By SUE SUCHYTA
Sunday Times Newspapers
LINCOLN PARK – Department of Public Services Director John Kozuh answered questions about the Kennedy Memorial Center boiler and heating, ventilation and air conditioning renovation project during the May 16 City Council meeting.
Of the two bid options – boiler replacement versus boiler removal and the installation of a forced air HVAC system, at more than twice the boiler replacement cost — Kozuh recommended Flo Air Heating and Cooling be awarded the boiler replacement bid option, for $39,680, with a 10 percent contingency.
In a May 9 memo from Hennessey Engineers project architect Ray Parker, he explained that the building is currently being heated by the one remaining boiler. The Kennedy Memorial Building originally had three boilers, which were replaced 20 years ago by two large boilers, one of which is currently servicing the building.
He said the building has several zones that are supplemented with forced air rooftop air handlers.
Parker said that replacing the existing boilers would maintain the level of comfort the building has experienced for the past 20 years, and the need for further building modifications could be avoided.
He said additional roof work would be needed if new rooftop units and mini-split units were added to support both the weight of the units and the curb system on which they rest. It would provide more control over the building’s temperature, but additional ductwork would be needed throughout the building, and the current air flow system would need to be modified.
Kozuh said the boilers, when operational, are inspected several times a year, and noted that there would be a significant cost to remove them and install a forced air system.

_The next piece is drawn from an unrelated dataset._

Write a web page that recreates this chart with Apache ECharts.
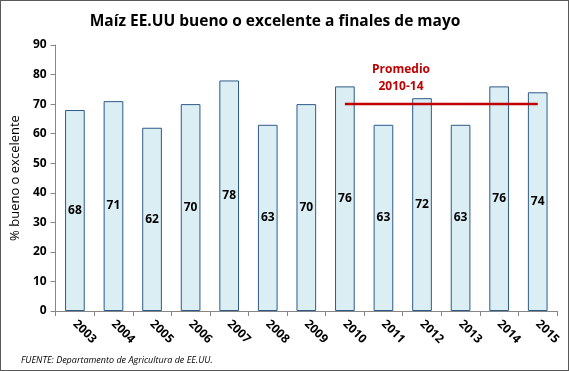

“Right now, with money being a little bit tight, it would be cheaper to put in what was there and working for 20 years,” he said.
Kozuh believes that they can get another 20 years out of a replacement boiler system.
He said the current boiler system is non-functional, and he wants to get heat in the building before next fall’s cold weather.
New boilers would need to be ordered, since the existing boilers are no longer functional, and the company that supplied them went out of business, and replacement parts are no longer available. He said the vendor estimated a 14- to 16-week lead time.